Located at the southwestern tip of the Lisboa region, Colares and its vines lie within two miles of the Atlantic Ocean. The nearby Cabo de Roca point is the westernmost point in continental Europe, described by Portugal's greatest poet Luis de Camoes as onde a terra se acaba e o mar começa ("where the land ends and the sea begins"). The coastal DOC is just northwest of the city of Lisbon, and the more popular Alenquer and Bucelas DOCs lie inland, sheltered by the Serra de Montejunto hills.

Colares: fences, sandy soils & untrained vines

Soil is key in Colares. The sandy chão de areia topsoils here, and the heavy chão rijo clays which underpin them, are quite literally fundamental to Colares' viticulture. Wines made from vines planted on any other soil type cannot be legally sold as Colares. The sandy topsoils famously saved the vines here from the ravages of the phylloxera epidemic that decimated the European vineyard in the late nineteenth century – phylloxera mites cannot live in sand or other loose-grained soils. Consequently, the need has never arisen to graft the vines here onto phylloxera-resistant rootstocks, a practice now standard in every almost every wine region on earth. Ramisco then, which grows only here in Colares, may well be the only Vitis vinifera variety never to have been subject to vine-grafting.

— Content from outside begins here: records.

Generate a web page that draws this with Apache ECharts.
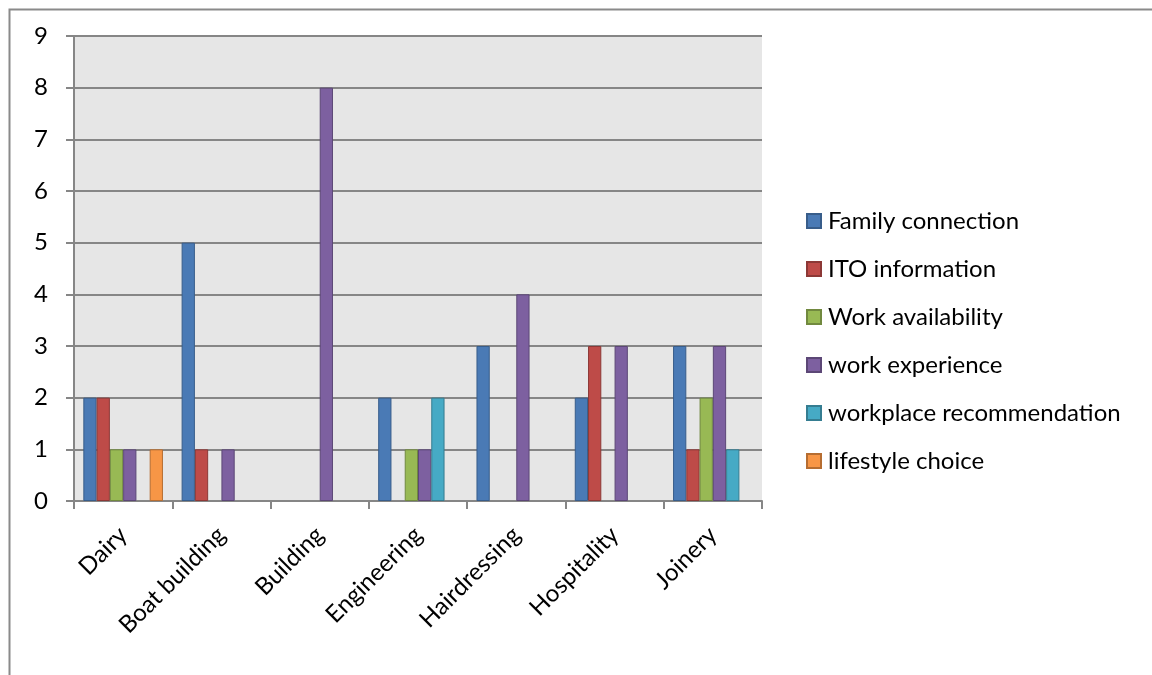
<!DOCTYPE html>
<html><head><meta charset="utf-8">
<script src="https://cdn.jsdelivr.net/npm/echarts@6/dist/echarts.min.js"></script>
<style>html,body{margin:0;padding:0;background:#fff}#c{width:1152px;height:675px}</style>
</head><body><div id="c"></div>
<script>
const categories = ['Dairy','Boat building','Building','Engineering','Hairdressing','Hospitality','Joinery'];
const seriesNames = ['Family connection','ITO information','Work availability','work experience','workplace recommendation','lifestyle choice'];
const familyConnection = [2,5,null,2,3,2,3];
const itoInformation = [2,1,null,null,null,3,1];
const workAvailability = [1,null,null,1,null,null,2];
const workExperience = [1,1,8,1,4,3,3];
const workplaceRecommendation = [null,null,null,2,null,null,1];
const lifestyleChoice = [1,null,null,null,null,null,null];
const yTicks = [0,1,2,3,4,5,6,7,8,9];

const fills = ['#4a7ab5','#be4b48','#98b954','#7d60a0','#46aac5','#f79646'];
const borders = ['#385d8a','#8c3836','#71893f','#5c4776','#357d91','#b66d31'];
const values = [familyConnection,itoInformation,workAvailability,workExperience,workplaceRecommendation,lifestyleChoice];
const FONT = 'Lato';

const chart = echarts.init(document.getElementById('c'));
chart.setOption({
  animation:false,
  backgroundColor:'#fff',
  graphic:[{type:'rect',left:7,top:7,shape:{width:1300,height:800},style:{fill:'none',stroke:'#8a8a8a',lineWidth:2},silent:true,z:-1}],
  grid:{left:74,right:390,top:36,bottom:174,show:true,backgroundColor:'#e6e6e6',borderWidth:0},
  legend:{orient:'vertical',left:801,top:204,itemWidth:14,itemHeight:14,itemGap:24,icon:'rect',
    textStyle:{fontFamily:FONT,fontSize:24,lineHeight:24,color:'#000',padding:[0,0,0,2]},data:seriesNames},
  xAxis:{type:'category',data:categories,
    axisLine:{lineStyle:{color:'#868686',width:2}},
    axisTick:{show:true,length:8,lineStyle:{color:'#868686',width:2}},
    axisLabel:{rotate:45,margin:30,fontFamily:FONT,fontSize:24,color:'#000',interval:0}},
  yAxis:{type:'value',min:0,max:9,interval:1,
    axisLine:{show:true,lineStyle:{color:'#868686',width:2}},
    axisTick:{show:true,length:8,lineStyle:{color:'#868686',width:2}},
    splitLine:{lineStyle:{color:'#868686',width:2}},
    axisLabel:{margin:26,fontFamily:FONT,fontSize:24,color:'#000',
      formatter:v=>yTicks.includes(v)?String(v):''}},
  series:seriesNames.map((n,i)=>({name:n,type:'bar',data:values[i],barGap:'0%',barCategoryGap:'19%',
    itemStyle:{color:fills[i],borderColor:borders[i],borderWidth:1}}))
});
</script></body></html>
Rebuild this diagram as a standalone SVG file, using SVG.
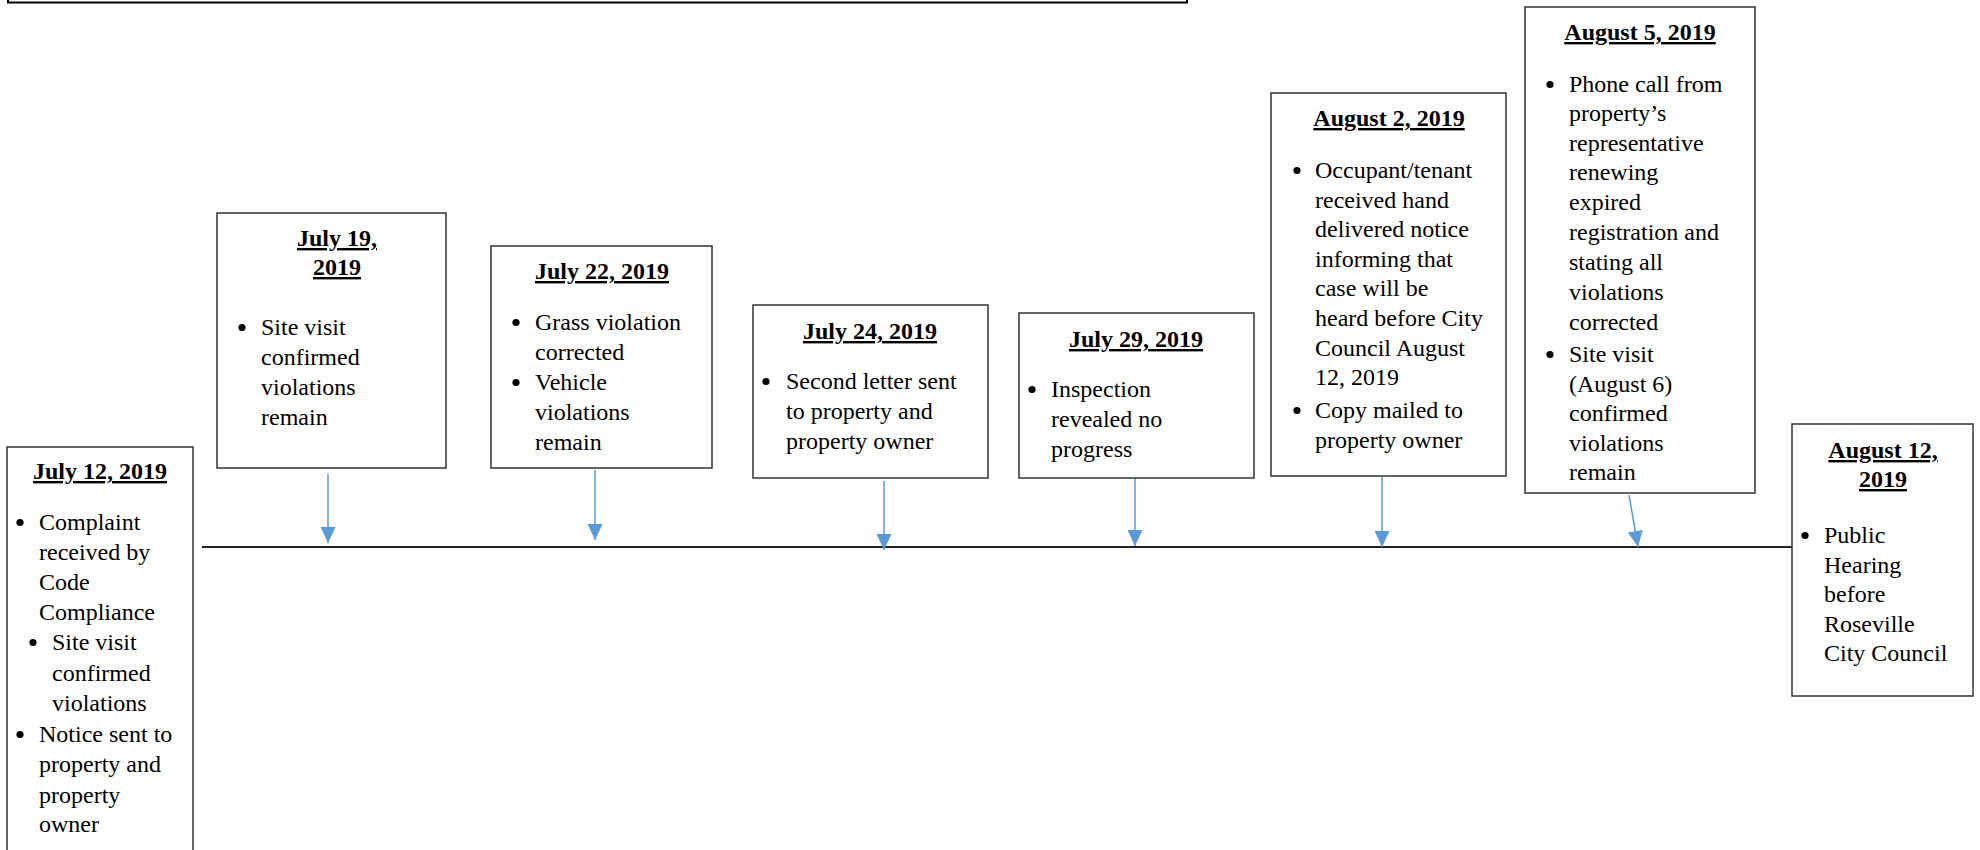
<svg xmlns="http://www.w3.org/2000/svg" width="1980" height="850" viewBox="0 0 1980 850">
<style>
.box{fill:#fff;stroke:#333;stroke-width:1.5}
.t{font-family:"Liberation Serif","Times New Roman",serif;font-size:24px;fill:#000}
.h{font-weight:bold;text-anchor:middle;text-decoration:underline}
.d{fill:#000}
.conn{stroke:#5B9BD5;stroke-width:1.5;fill:none}
.tl{stroke:#222;stroke-width:2}
</style>
<defs>
<marker id="ah" viewBox="0 0 16 15" refX="16" refY="7.5" markerWidth="16" markerHeight="15" orient="auto" markerUnits="userSpaceOnUse">
<path d="M0,0 L16,7.5 L0,15 z" fill="#5B9BD5"/>
</marker>
</defs>
<rect x="8" y="-20" width="1179" height="22.5" fill="#fff" stroke="#000" stroke-width="2"/>
<g id="connectors">
<line class="tl" x1="202" y1="547" x2="1792" y2="547"/>
<line class="conn" x1="328" y1="474" x2="328" y2="543" marker-end="url(#ah)"/>
<line class="conn" x1="595" y1="470" x2="595" y2="540" marker-end="url(#ah)"/>
<line class="conn" x1="884" y1="481" x2="884" y2="550" marker-end="url(#ah)"/>
<line class="conn" x1="1135" y1="478" x2="1135" y2="546" marker-end="url(#ah)"/>
<line class="conn" x1="1382" y1="477" x2="1382" y2="547" marker-end="url(#ah)"/>
<line class="conn" x1="1629" y1="495" x2="1638" y2="547" marker-end="url(#ah)"/>
</g>
<g id="jul12">
<rect class="box" x="7" y="447" width="186" height="420"/>
<text class="t h" x="100" y="479">July 12, 2019</text>
<circle class="d" cx="20" cy="522.5" r="3.6"/>
<text class="t" x="39" y="530">Complaint</text>
<text class="t" x="39" y="560">received by</text>
<text class="t" x="39" y="590">Code</text>
<text class="t" x="39" y="620">Compliance</text>
<circle class="d" cx="33" cy="642.5" r="3.6"/>
<text class="t" x="52" y="650">Site visit</text>
<text class="t" x="52" y="681">confirmed</text>
<text class="t" x="52" y="711">violations</text>
<circle class="d" cx="20" cy="734.5" r="3.6"/>
<text class="t" x="39" y="742">Notice sent to</text>
<text class="t" x="39" y="772">property and</text>
<text class="t" x="39" y="803">property</text>
<text class="t" x="39" y="832">owner</text>
</g>
<g id="jul19">
<rect class="box" x="217" y="213" width="229" height="255"/>
<text class="t h" x="337" y="246">July 19,</text>
<text class="t h" x="337" y="275">2019</text>
<circle class="d" cx="242" cy="327.5" r="3.6"/>
<text class="t" x="261" y="335">Site visit</text>
<text class="t" x="261" y="365">confirmed</text>
<text class="t" x="261" y="395">violations</text>
<text class="t" x="261" y="425">remain</text>
</g>
<g id="jul22">
<rect class="box" x="491" y="246" width="221" height="222"/>
<text class="t h" x="602" y="279">July 22, 2019</text>
<circle class="d" cx="516" cy="322.5" r="3.6"/>
<text class="t" x="535" y="330">Grass violation</text>
<text class="t" x="535" y="360">corrected</text>
<circle class="d" cx="516" cy="382.5" r="3.6"/>
<text class="t" x="535" y="390">Vehicle</text>
<text class="t" x="535" y="420">violations</text>
<text class="t" x="535" y="450">remain</text>
</g>
<g id="jul24">
<rect class="box" x="753" y="305" width="235" height="173"/>
<text class="t h" x="870" y="339">July 24, 2019</text>
<circle class="d" cx="766" cy="381.5" r="3.6"/>
<text class="t" x="786" y="389">Second letter sent</text>
<text class="t" x="786" y="419">to property and</text>
<text class="t" x="786" y="449">property owner</text>
</g>
<g id="jul29">
<rect class="box" x="1019" y="313" width="235" height="165"/>
<text class="t h" x="1136" y="347">July 29, 2019</text>
<circle class="d" cx="1032" cy="389.5" r="3.6"/>
<text class="t" x="1051" y="397">Inspection</text>
<text class="t" x="1051" y="427">revealed no</text>
<text class="t" x="1051" y="457">progress</text>
</g>
<g id="aug2">
<rect class="box" x="1271" y="93" width="235" height="383"/>
<text class="t h" x="1389" y="126">August 2, 2019</text>
<circle class="d" cx="1297" cy="170.5" r="3.6"/>
<text class="t" x="1315" y="178">Occupant/tenant</text>
<text class="t" x="1315" y="208">received hand</text>
<text class="t" x="1315" y="237">delivered notice</text>
<text class="t" x="1315" y="267">informing that</text>
<text class="t" x="1315" y="296">case will be</text>
<text class="t" x="1315" y="326">heard before City</text>
<text class="t" x="1315" y="356">Council August</text>
<text class="t" x="1315" y="385">12, 2019</text>
<circle class="d" cx="1297" cy="410.5" r="3.6"/>
<text class="t" x="1315" y="418">Copy mailed to</text>
<text class="t" x="1315" y="448">property owner</text>
</g>
<g id="aug5">
<rect class="box" x="1525" y="7" width="230" height="486"/>
<text class="t h" x="1640" y="40">August 5, 2019</text>
<circle class="d" cx="1550" cy="84.5" r="3.6"/>
<text class="t" x="1569" y="92">Phone call from</text>
<text class="t" x="1569" y="121">property’s</text>
<text class="t" x="1569" y="151">representative</text>
<text class="t" x="1569" y="180">renewing</text>
<text class="t" x="1569" y="210">expired</text>
<text class="t" x="1569" y="240">registration and</text>
<text class="t" x="1569" y="270">stating all</text>
<text class="t" x="1569" y="300">violations</text>
<text class="t" x="1569" y="330">corrected</text>
<circle class="d" cx="1550" cy="354.5" r="3.6"/>
<text class="t" x="1569" y="362">Site visit</text>
<text class="t" x="1569" y="392">(August 6)</text>
<text class="t" x="1569" y="421">confirmed</text>
<text class="t" x="1569" y="451">violations</text>
<text class="t" x="1569" y="480">remain</text>
</g>
<g id="aug12">
<rect class="box" x="1792" y="424" width="181" height="272"/>
<text class="t h" x="1883" y="458">August 12,</text>
<text class="t h" x="1883" y="487">2019</text>
<circle class="d" cx="1805" cy="535.5" r="3.6"/>
<text class="t" x="1824" y="543">Public</text>
<text class="t" x="1824" y="573">Hearing</text>
<text class="t" x="1824" y="602">before</text>
<text class="t" x="1824" y="632">Roseville</text>
<text class="t" x="1824" y="661">City Council</text>
</g>
</svg>
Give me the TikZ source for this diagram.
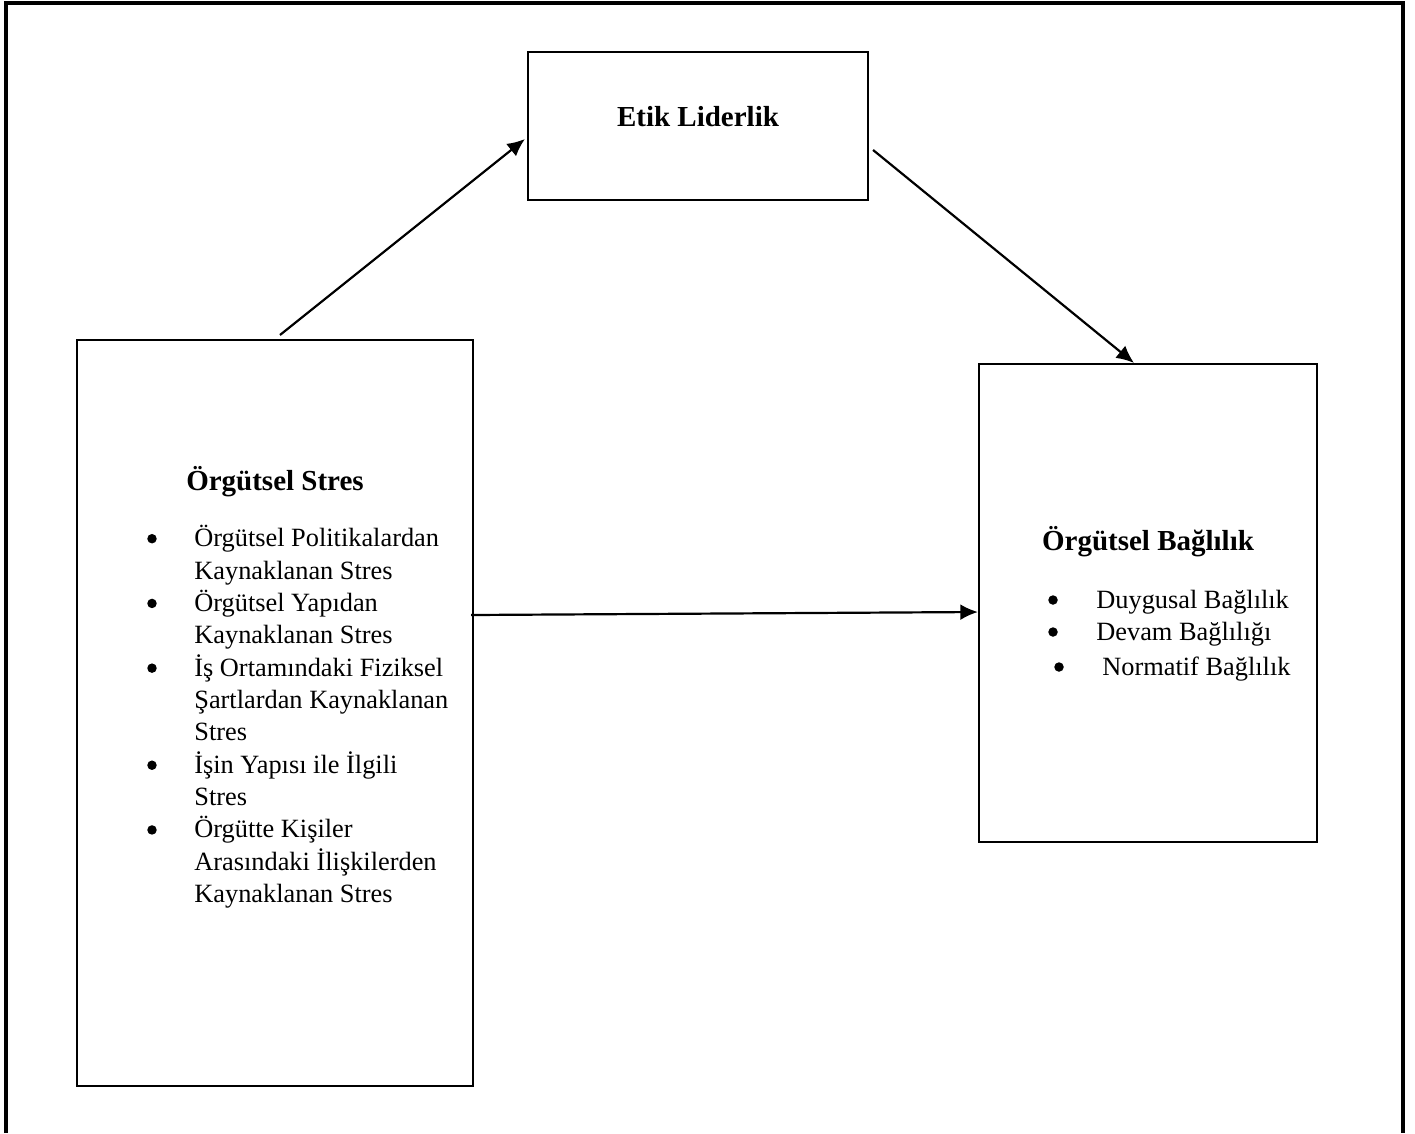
\documentclass[tikz,border=0pt]{standalone}
\usepackage{fontspec}
\setmainfont{Liberation Serif}
\usetikzlibrary{arrows.meta, math}

\tikzset{
  box/.style={draw, line width=1.25pt, inner sep=0pt},
  txt/.style={inner sep=0pt, font=\fontsize{15}{18}\selectfont},
  head/.style={inner sep=0pt, font=\fontsize{16.5}{20}\selectfont\bfseries},
  dot/.style={circle, fill, inner sep=0pt, minimum size=5.4pt},
  arr/.style={-{Latex[length=10pt,width=9pt]}, line width=1.25pt},
}

\begin{document}
\begin{tikzpicture}[x=0.02cm, y=-0.02cm]
\tikzmath{
\lh=32.36;
\sy=546.7;
}
\useasboundingbox (0,0) rectangle (1415,1133);
\draw[line width=1.8pt] (6,1133) -- (6,3) -- (1403,3) -- (1403,1133);

% boxes
\node[box, minimum width=6.8cm, minimum height=2.96cm] (etik) at (698,126) {};
\node[box, minimum width=7.92cm, minimum height=14.92cm] (stres) at (275,713) {};
\node[box, minimum width=6.76cm, minimum height=9.56cm] (bag) at (1148,603) {};

% titles
\node[head, anchor=base] (etikt) at (698,126) {Etik Liderlik};
\node[head, anchor=base] (strest) at (275,490) {Örgütsel Stres};
\node[head, anchor=base] (bagt) at (1148,550) {Örgütsel Bağlılık};

% stres items
\foreach \t [count=\i] in {Örgütsel Politikalardan, Kaynaklanan Stres, Örgütsel Yapıdan, Kaynaklanan Stres, İş Ortamındaki Fiziksel, Şartlardan Kaynaklanan, Stres, İşin Yapısı ile İlgili, Stres, Örgütte Kişiler, Arasındaki İlişkilerden, Kaynaklanan Stres}{
  \node[txt, anchor=base west] (s\i) at (194,\sy+\lh*\i-\lh) {\t};
}
\foreach \i in {1,3,5,8,10}{
  \node[dot] (sb\i) at (152,\sy+\lh*\i-\lh-8) {};
}

% bag items
\node[txt, anchor=base west] (r1) at (1096,608) {Duygusal Bağlılık};
\node[txt, anchor=base west] (r2) at (1096,640) {Devam Bağlılığı};
\node[txt, anchor=base west] (r3) at (1102,675) {Normatif Bağlılık};
\node[dot] (rb1) at (1053,600) {};
\node[dot] (rb2) at (1053,632) {};
\node[dot] (rb3) at (1059,667) {};

% arrows
\draw[arr] ([shift={(5,-4)}]stres.north) -- ([shift={(-2,13)}]etik.west);
\draw[arr] ([shift={(4,24)}]etik.east) -- ([shift={(-14,0)}]bag.north);
\draw[arr] ([shift={(-3,-98)}]stres.east) -- ([shift={(0,9)}]bag.west);
\end{tikzpicture}
\end{document}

Although free-draining and easily workable, these sands are naturally very loose-structured, and are particularly poor at storing water and nutriment. Unseen beneath them, however, are the chão rijo clays. These perform a critical function, providing a firm medium that both anchors the vines and provides them with essential nutrients.

When it comes to planting new vines here, the sand is dug away, right down to the clay layer, where the young vine is planted. Over the following few years the sand is gradually replaced (together with a complement of nutrient-rich manure), until the surface is level again, at which point the vines are considered ready for production.

Proximity to the ocean, and all of its temperature-moderating effects, is considered a distinct benefit in many wine regions around the world (e.g. Bordeaux and Margaret River). However, the Atlantic batters the Portuguese coastline with gusty, salt-laden winds. The traditional dried-reed fences which surround Colares' vineyards are a centuries-old solution to this problem. The vines are also subject to heavy autumn rains, which sweep in across the Atlantic and can devastate entire harvests if they arrive before the grapes are picked. Were it not for the fast-draining nature of the sandy soils, these rains would make viticulture impractical in Colares.

In modern times, Colares and its wines occupy just a tiny niche in Portugal's forward-looking wine industry. The vineyard area is just a fraction of what it once was, and the strong, tannic wines are a far cry from the rich, opulent styles preferred by the majority of modern wine consumers. Trading on its history, and its unusual terroir (not to mention its reputation as a source of exceptional red wines), the region has enjoyed a minor renaissance in the early 21st Century.